Ela disse que os funcionários do Cartório estranharam o grande número de transferências feitas mediante a apresentação de declarações de residência. “As pessoas podem comprovar a residência no município através de contas de luz, água, telefone, correspondência, etc., mas, estranhamente, muita gente preferiu apresentar uma declaração de residência, o que também é permitido. As suspeitas aumentaram porque muitas dessas declarações foram preenchidas com a mesma caligrafia”.
Outro detalhe mencionado por Carolina é que alguns eleitores, mesmo declarando morar em um determinado endereço há anos ou meses, quando perguntados não sabiam repetir o endereço. “Tinha gente que precisava ler num papel o endereço. Outros traziam o endereço escrito na própria mão e, quando perguntados, tinham que olhar a mão”.
Cidade da região de Nhandeara teve casos investigados
Em 2012, a pequena cidade de União Paulista, na região de Nhandeara, registrava 1.600 moradores e 2.100 eleitores. O caso foi investigado pelo Ministério Público Eleitoral e pela Polícia Federal, que checaram 190 endereços e certificaram que na maioria das residências os eleitores não tinham qualquer ligação com os endereços fornecidos à Justiça Eleitoral. Alguns eram endereços de bares, outros de casas vazias e muitos deles eram de residências nas quais os moradores nem conheciam os eleitores que forneceram aqueles endereços.
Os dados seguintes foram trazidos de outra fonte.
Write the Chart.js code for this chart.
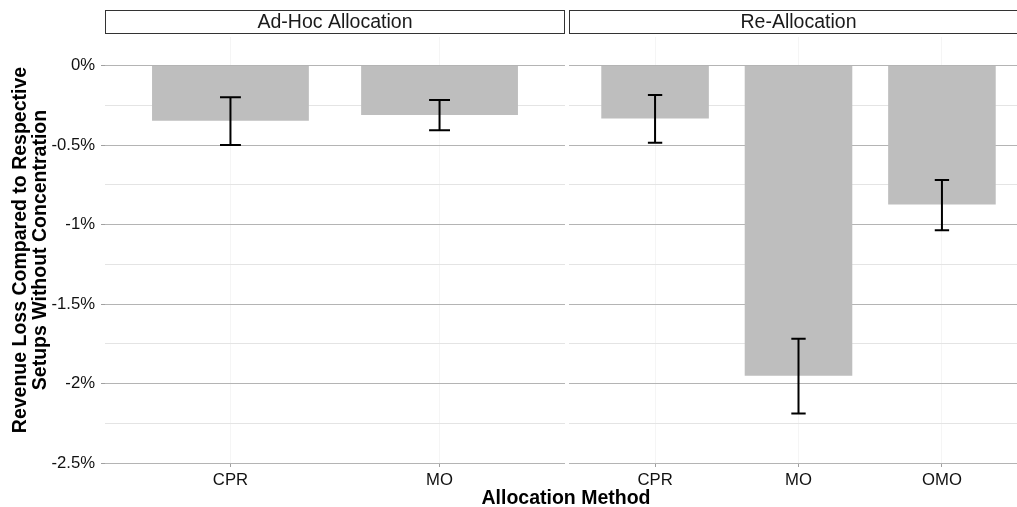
<!DOCTYPE html>
<html lang="en">
<head>
    <meta charset="UTF-8">
    <title>Revenue Loss by Allocation Method</title>
    <script src="https://cdn.jsdelivr.net/npm/chart.js@4/dist/chart.umd.min.js"></script>
    <style>
        body { margin: 0; background: #fff; }
        .wrap { position: relative; width: 1017px; height: 507px; overflow: hidden; font-family: "Liberation Sans", Arial, sans-serif; }
        .panel { position: absolute; top: 0; height: 507px; }
        #leftBox { left: 0; width: 567px; }
        #rightBox { left: 569px; width: 461px; }
        .xtitle { position: absolute; left: 466px; width: 200px; top: 486px; text-align: center; font-weight: bold; font-size: 19.5px; color: #000; }
        .ytitle { position: absolute; left: 29px; top: 250px; width: 420px; transform: translate(-50%, -50%) rotate(-90deg);
                  text-align: center; font-weight: bold; font-size: 19.5px; line-height: 20px; color: #000; }
    </style>
</head>
<body>
<div class="wrap">
    <div class="panel" id="leftBox"><canvas id="adHocChart"></canvas></div>
    <div class="panel" id="rightBox"><canvas id="reAllocChart"></canvas></div>
    <div class="ytitle">Revenue Loss Compared to Respective<br>Setups Without Concentration</div>
    <div class="xtitle">Allocation Method</div>
</div>

<script>
    // data (revenue loss in %)
    const adHocCategories = ['CPR', 'MO'];
    const adHocValues = [-0.347, -0.311];
    const adHocErrLow = [-0.500, -0.406];
    const adHocErrHigh = [-0.199, -0.217];

    const reAllocCategories = ['CPR', 'MO', 'OMO'];
    const reAllocValues = [-0.332, -1.951, -0.873];
    const reAllocErrLow = [-0.485, -2.188, -1.035];
    const reAllocErrHigh = [-0.185, -1.718, -0.720];

    const yMajorTicks = [0, -0.5, -1, -1.5, -2, -2.5];
    const yTickLabels = ['0%', '-0.5%', '-1%', '-1.5%', '-2%', '-2.5%'];
    const yMinorTicks = [-0.25, -0.75, -1.25, -1.75, -2.25];

    const FONT = '"Liberation Sans", Arial, sans-serif';
    const BAR = '#bebebe';

    // facet strip on top of the panel
    const stripPlugin = {
        id: 'strip',
        afterDraw(chart, args, opts) {
            const { ctx, chartArea } = chart;
            ctx.save();
            ctx.fillStyle = '#fff';
            ctx.strokeStyle = '#333';
            ctx.lineWidth = 1;
            ctx.fillRect(chartArea.left, 10, chartArea.width, 23);
            ctx.strokeRect(chartArea.left + 0.5, 10.5, chartArea.width - 1, 23);
            ctx.fillStyle = '#1a1a1a';
            ctx.font = '19.5px ' + FONT;
            ctx.textAlign = 'center';
            ctx.textBaseline = 'middle';
            ctx.fillText(opts.text, (chartArea.left + chartArea.right) / 2, 22.5);
            ctx.restore();
        }
    };

    // error bars
    const errorBarPlugin = {
        id: 'errBars',
        afterDatasetsDraw(chart, args, opts) {
            const { ctx } = chart;
            const xs = chart.scales.x, ys = chart.scales.y;
            ctx.save();
            ctx.strokeStyle = '#000';
            ctx.lineWidth = 2;
            opts.low.forEach((lo, i) => {
                const xv = i + 1;
                const x = xs.getPixelForValue(xv);
                const half = (xs.getPixelForValue(xv + 0.05) - xs.getPixelForValue(xv - 0.05)) / 2;
                const y1 = ys.getPixelForValue(opts.high[i]);
                const y2 = ys.getPixelForValue(lo);
                ctx.beginPath();
                ctx.moveTo(x, y1); ctx.lineTo(x, y2);
                ctx.moveTo(x - half, y1); ctx.lineTo(x + half, y1);
                ctx.moveTo(x - half, y2); ctx.lineTo(x + half, y2);
                ctx.stroke();
            });
            ctx.restore();
        }
    };

    function makePanel(canvasId, title, categories, values, errLow, errHigh, showY) {
        return new Chart(document.getElementById(canvasId), {
            type: 'bar',
            data: {
                datasets: [{
                    data: values.map((v, i) => ({ x: i + 1, y: v })),
                    backgroundColor: BAR,
                    borderWidth: 0,
                    barPercentage: 0.75,
                    categoryPercentage: 1
                }]
            },
            plugins: [stripPlugin, errorBarPlugin],
            options: {
                responsive: true,
                maintainAspectRatio: false,
                animation: false,
                layout: { padding: { top: 37, right: 2, left: 0, bottom: 0 } },
                plugins: {
                    legend: { display: false },
                    tooltip: { enabled: false },
                    strip: { text: title },
                    errBars: { low: errLow, high: errHigh }
                },
                scales: {
                    x: {
                        type: 'linear',
                        offset: false,
                        min: 0.4,
                        max: categories.length + 0.6,
                        afterBuildTicks: s => { s.ticks = categories.map((c, i) => ({ value: i + 1 })); },
                        afterFit: s => { s.height = 44; },
                        border: { display: false },
                        grid: { offset: false, color: '#f5f5f5', tickColor: '#a0a0a0', tickLength: 4 },
                        ticks: {
                            padding: 3,
                            color: '#111',
                            font: { family: FONT, size: 16.7 },
                            maxRotation: 0,
                            callback: v => categories[v - 1]
                        }
                    },
                    y: {
                        min: -2.5,
                        max: 0.18,
                        afterBuildTicks: s => {
                            s.ticks = yMajorTicks.concat(yMinorTicks).map(v => ({ value: v }));
                        },
                        afterFit: s => { s.width = showY ? 105 : 0; },
                        border: { display: false },
                        grid: {
                            color: c => yMajorTicks.includes(c.tick.value) ? '#b4b4b4' : '#e4e4e4',
                            tickColor: c => (showY && yMajorTicks.includes(c.tick.value)) ? '#a0a0a0' : 'rgba(0,0,0,0)',
                            tickLength: 4
                        },
                        ticks: {
                            display: showY,
                            padding: 6,
                            color: '#111',
                            font: { family: FONT, size: 16.7 },
                            callback: v => {
                                const k = yMajorTicks.indexOf(v);
                                return k >= 0 ? yTickLabels[k] : '';
                            }
                        }
                    }
                }
            }
        });
    }

    makePanel('adHocChart', 'Ad-Hoc Allocation', adHocCategories, adHocValues, adHocErrLow, adHocErrHigh, true);
    makePanel('reAllocChart', 'Re-Allocation', reAllocCategories, reAllocValues, reAllocErrLow, reAllocErrHigh, false);
</script>
</body>
</html>
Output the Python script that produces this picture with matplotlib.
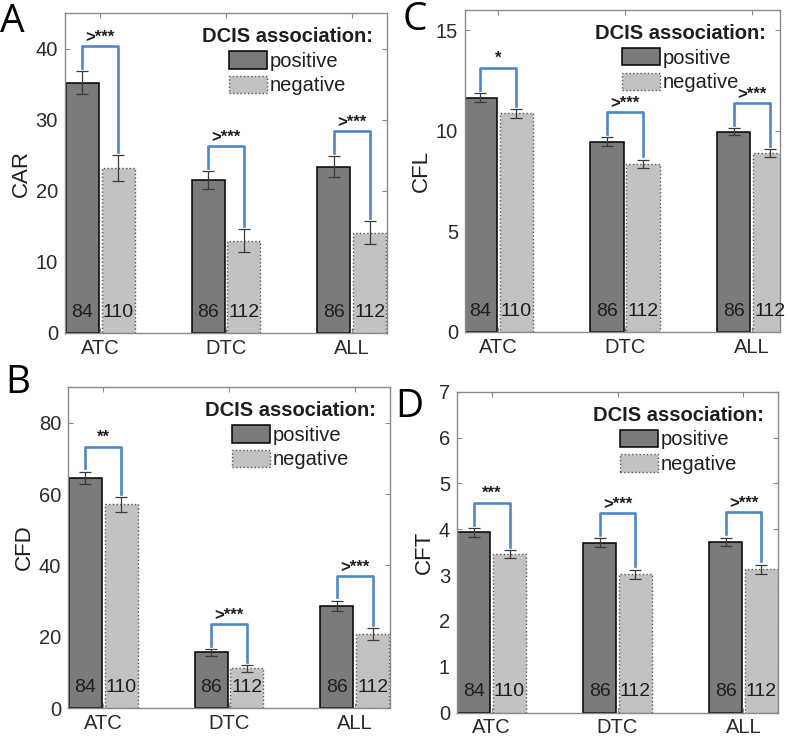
import numpy as np
import matplotlib
matplotlib.use('Agg')
import matplotlib.pyplot as plt
from matplotlib.patches import Patch

plt.rcParams['font.family'] = ['Liberation Sans', 'DejaVu Sans']

# Данные
groups = ['ATC', 'DTC', 'ALL']
n_pos = [84, 86, 86]
n_neg = [110, 112, 112]

car_pos = [35.2, 21.5, 23.4]
car_pos_err = [1.6, 1.3, 1.5]
car_neg = [23.2, 13.0, 14.1]
car_neg_err = [1.8, 1.6, 1.6]
car_sig = ['>***', '>***', '>***']

cfd_pos = [64.5, 15.6, 28.7]
cfd_pos_err = [1.8, 0.9, 1.4]
cfd_neg = [57.1, 11.1, 20.7]
cfd_neg_err = [2.0, 1.0, 1.6]
cfd_sig = ['**', '>***', '>***']

cfl_pos = [11.65, 9.45, 9.95]
cfl_pos_err = [0.22, 0.22, 0.18]
cfl_neg = [10.87, 8.36, 8.89]
cfl_neg_err = [0.22, 0.20, 0.20]
cfl_sig = ['*', '>***', '>***']

cft_pos = [3.93, 3.71, 3.73]
cft_pos_err = [0.10, 0.10, 0.09]
cft_neg = [3.46, 3.02, 3.13]
cft_neg_err = [0.09, 0.10, 0.10]
cft_sig = ['***', '>***', '>***']

# Стиль
pos_color = '#7b7b7b'
neg_color = '#c2c2c2'
bracket_color = '#4f86c6'
text_color = '#1e1e1e'
spine_color = '#8a8a8a'
bar_w = 0.262
off = 0.142


def panel(ax, pos, pos_err, neg, neg_err, sig, ylabel, ymax, yticks, xlim):
    x = np.arange(1, len(groups) + 1)
    ax.bar(x - off, pos, bar_w, color=pos_color, edgecolor='black', linewidth=1.1, zorder=2)
    ax.bar(x + off, neg, bar_w, color=neg_color, edgecolor='#555555', linewidth=1.0,
           linestyle=':', zorder=2)
    ax.errorbar(x - off, pos, yerr=pos_err, fmt='none', ecolor='#3a3a3a', elinewidth=0.9,
                capsize=4, capthick=0.9, zorder=3)
    ax.errorbar(x + off, neg, yerr=neg_err, fmt='none', ecolor='#3a3a3a', elinewidth=0.9,
                capsize=4, capthick=0.9, zorder=3)

    # скобки значимости
    pad = 0.01 * ymax
    h = 0.068 * ymax
    for i in range(len(groups)):
        left = pos[i] + pos_err[i] + pad
        right = neg[i] + neg_err[i] + pad
        top = max(left, right) + h
        ax.plot([x[i] - off, x[i] - off, x[i] + off, x[i] + off], [left, top, top, right],
                color=bracket_color, linewidth=1.9, solid_joinstyle='round', zorder=4)
        ax.annotate(sig[i], (x[i], top), xytext=(0, 1.5), textcoords='offset points',
                    ha='center', va='bottom', fontsize=12, fontweight='bold', color=text_color)

    # подписи количества
    for i in range(len(groups)):
        ax.text(x[i] - off, 0.065 * ymax, str(n_pos[i]), ha='center', va='center',
                fontsize=14, color=text_color, zorder=5)
        ax.text(x[i] + off, 0.065 * ymax, str(n_neg[i]), ha='center', va='center',
                fontsize=14, color=text_color, zorder=5)

    ax.set_xlim(*xlim)
    ax.set_ylim(0, ymax)
    ax.set_xticks(x)
    ax.set_xticklabels(groups)
    ax.set_yticks(yticks)
    ax.set_ylabel(ylabel, fontsize=16, color=text_color, labelpad=3)
    ax.tick_params(direction='in', top=True, right=True, length=3.5, width=0.8,
                   labelsize=14.5, colors=spine_color, labelcolor='#2a2a2a')
    ax.tick_params(axis='x', pad=4)
    ax.tick_params(axis='y', pad=5)
    for s in ax.spines.values():
        s.set_color(spine_color)
        s.set_linewidth(1)

    handles = [Patch(facecolor=pos_color, edgecolor='black', linewidth=1.1),
               Patch(facecolor=neg_color, edgecolor='#555555', linewidth=1.0, linestyle=':')]
    leg = ax.legend(handles, ['positive', 'negative'], title='DCIS association:',
                    title_fontproperties={'weight': 'bold', 'size': 14.5}, fontsize=14.5,
                    loc='upper right', frameon=False, handlelength=1.9, handleheight=0.95,
                    handletextpad=0.1, labelspacing=0.25, borderaxespad=0.35, borderpad=0.35)
    for t in leg.get_texts():
        t.set_color(text_color)
    leg.get_title().set_color(text_color)


fig = plt.figure(figsize=(7.87, 7.4), dpi=100)

axA = fig.add_axes([0.0826, 0.55, 0.4091, 0.4324])
axC = fig.add_axes([0.5909, 0.5514, 0.4003, 0.4351])
axB = fig.add_axes([0.0864, 0.0432, 0.4091, 0.4338])
axD = fig.add_axes([0.5807, 0.0369, 0.4079, 0.4338])

panel(axA, car_pos, car_pos_err, car_neg, car_neg_err, car_sig, 'CAR', 45,
      [0, 10, 20, 30, 40], (0.72, 3.28))
panel(axC, cfl_pos, cfl_pos_err, cfl_neg, cfl_neg_err, cfl_sig, 'CFL', 16,
      [0, 5, 10, 15], (0.736, 3.225))
panel(axB, cfd_pos, cfd_pos_err, cfd_neg, cfd_neg_err, cfd_sig, 'CFD', 90,
      [0, 20, 40, 60, 80], (0.72, 3.28))
panel(axD, cft_pos, cft_pos_err, cft_neg, cft_neg_err, cft_sig, 'CFT', 7,
      list(range(8)), (0.725, 3.275))

# Буквы панелей
letter_kw = dict(fontsize=28, family=['Open Sans', 'DejaVu Sans'], color='black', va='baseline')
fig.text(0.0, 0.957, 'A', **letter_kw)
fig.text(0.0064, 0.469, 'B', **letter_kw)
fig.text(0.511, 0.960, 'C', **letter_kw)
fig.text(0.502, 0.4365, 'D', **letter_kw)

fig.savefig('out.png', dpi=100, facecolor='white')
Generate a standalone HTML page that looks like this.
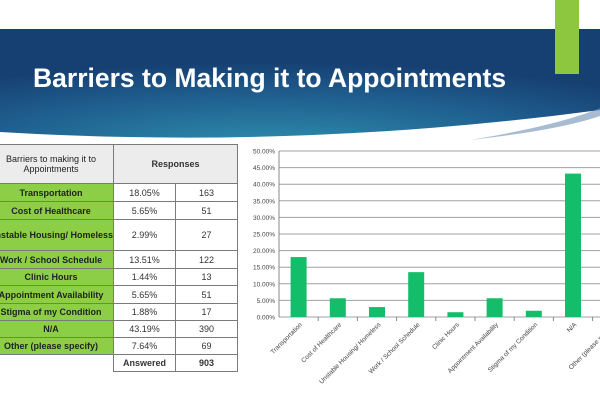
<!DOCTYPE html>
<html><head><meta charset="utf-8"><style>
body{margin:0;width:600px;height:400px;overflow:hidden;background:#fff;font-family:"Liberation Sans",sans-serif;position:relative}
.abs{position:absolute}
table{border-collapse:collapse;position:absolute;left:-12px;top:144px;font-size:9px}
td{border:1px solid #7a7a7a;text-align:center;padding:0;color:#333;white-space:nowrap}
td.g{background:#8ccf46;font-weight:bold;color:#222}
td.h{background:#ececec;font-weight:bold}
</style></head><body>
<svg class="abs" style="left:0;top:0" width="600" height="140">
<defs><radialGradient id="bg" cx="0.45" cy="1.1" r="0.8"><stop offset="0" stop-color="#2e8fae"/><stop offset="0.6" stop-color="#1f5f8f"/><stop offset="1" stop-color="#163f72"/></radialGradient></defs>
<path d="M0 29 L600 29 L600 110 Q300 150 0 132 Z" fill="url(#bg)"/>
<path d="M470 140 Q560 125 600 108 L600 116 Q560 130 470 140Z" fill="#6d8fb5" opacity="0.6"/>
<rect x="555" y="0" width="24" height="74" fill="#8dc63f"/>
<text x="33" y="87" fill="#fff" font-size="26.5" font-weight="bold" font-family="Liberation Sans, sans-serif">Barriers to Making it to Appointments</text>
</svg>
<table>
<tr style="height:39px"><td class="h" style="width:121px;font-weight:normal;color:#222">Barriers to making it to<br>Appointments</td><td class="h" colspan="2">Responses</td></tr>
<tr style="height:18px"><td class="g">Transportation</td><td style="width:61px">18.05%</td><td style="width:61px">163</td></tr>
<tr style="height:18px"><td class="g">Cost of Healthcare</td><td>5.65%</td><td>51</td></tr>
<tr style="height:31px"><td class="g">Unstable Housing/ Homeless</td><td>2.99%</td><td>27</td></tr>
<tr style="height:18px"><td class="g">Work / School Schedule</td><td>13.51%</td><td>122</td></tr>
<tr style="height:17px"><td class="g">Clinic Hours</td><td>1.44%</td><td>13</td></tr>
<tr style="height:18px"><td class="g">Appointment Availability</td><td>5.65%</td><td>51</td></tr>
<tr style="height:17px"><td class="g">Stigma of my Condition</td><td>1.88%</td><td>17</td></tr>
<tr style="height:17px"><td class="g">N/A</td><td>43.19%</td><td>390</td></tr>
<tr style="height:17px"><td class="g">Other (please specify)</td><td>7.64%</td><td>69</td></tr>
<tr style="height:17px"><td style="border-left:none;border-bottom:none"></td><td style="font-weight:bold">Answered</td><td style="font-weight:bold">903</td></tr>
</table>
<svg id="chart" class="abs" style="left:0;top:0" width="600" height="400"></svg>
<script>
const categories=["Transportation","Cost of Healthcare","Unstable Housing/ Homeless","Work / School Schedule","Clinic Hours","Appointment Availability","Stigma of my Condition","N/A","Other (please specify)"];
const values=[18.05,5.65,2.99,13.51,1.44,5.65,1.88,43.19,7.64];
const ticks=[0,5,10,15,20,25,30,35,40,45,50];
const tickLabels=["0.00%","5.00%","10.00%","15.00%","20.00%","25.00%","30.00%","35.00%","40.00%","45.00%","50.00%"];
const svg=document.getElementById('chart');const NS='http://www.w3.org/2000/svg';
const x0=279,base=317,yTop=151,step=39.2,bw=16;
const y=v=>base-(v/50)*(base-yTop);
const xc=i=>x0+step*(i+0.5);
function mk(t,a){const e=document.createElementNS(NS,t);for(const k in a)e.setAttribute(k,a[k]);svg.appendChild(e);return e;}
ticks.forEach((t,i)=>{
 const l=mk('line',{x1:x0,x2:600,y1:y(t),y2:y(t),stroke:'#a0a0a0','stroke-width':1});
 
 
 const tx=mk('text',{x:x0-4,y:y(t)+2.5,'text-anchor':'end','font-size':6.5,fill:'#444'});
 tx.textContent=tickLabels[i];
 
 
});
const ax=mk('line',{x1:x0,x2:x0,y1:yTop,y2:base,stroke:'#888'});


categories.forEach((c,i)=>{
 const b=mk('rect',{x:xc(i)-bw/2,y:y(values[i]),width:bw,height:base-y(values[i]),fill:'#13bd6a'});
 
 
 mk('line',{x1:x0+step*(i+1),x2:x0+step*(i+1),y1:base,y2:base+4,stroke:'#888'});
 const t=mk('text',{x:xc(i)+4,y:base+8,'text-anchor':'end','font-size':6.5,fill:'#444',transform:`rotate(-45 ${xc(i)+4} ${base+8})`});
 t.textContent=c;
 
 
});
</script>
</body></html>
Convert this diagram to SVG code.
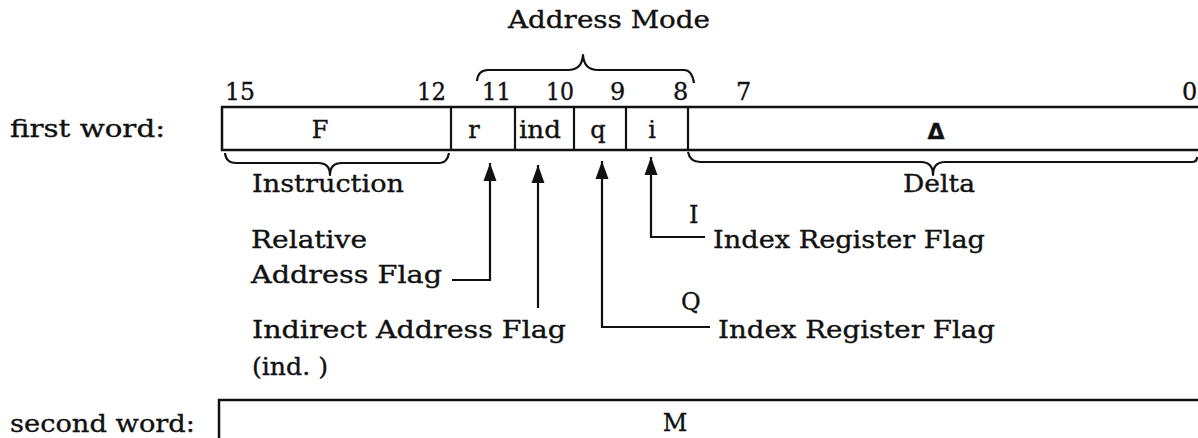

Segundo o experiente funcionário do Cartório, João Edson Rubelo, em Jales nunca houve nenhuma investigação parecida. “O único caso parecido, que eu me lembre, aconteceu na eleição de 1988, quando a polícia interceptou dois ônibus lotados de eleitores que vinham da região de Americana para votar em Jales. O caso virou um processo e, até hoje, rende alguma dor de cabeça a alguns dos envolvidos. Em São Francisco, que pertence à Zona Eleitoral de Palmeira D’Oeste, houve uma investigação e algumas pessoas foram penalizadas”, disse João.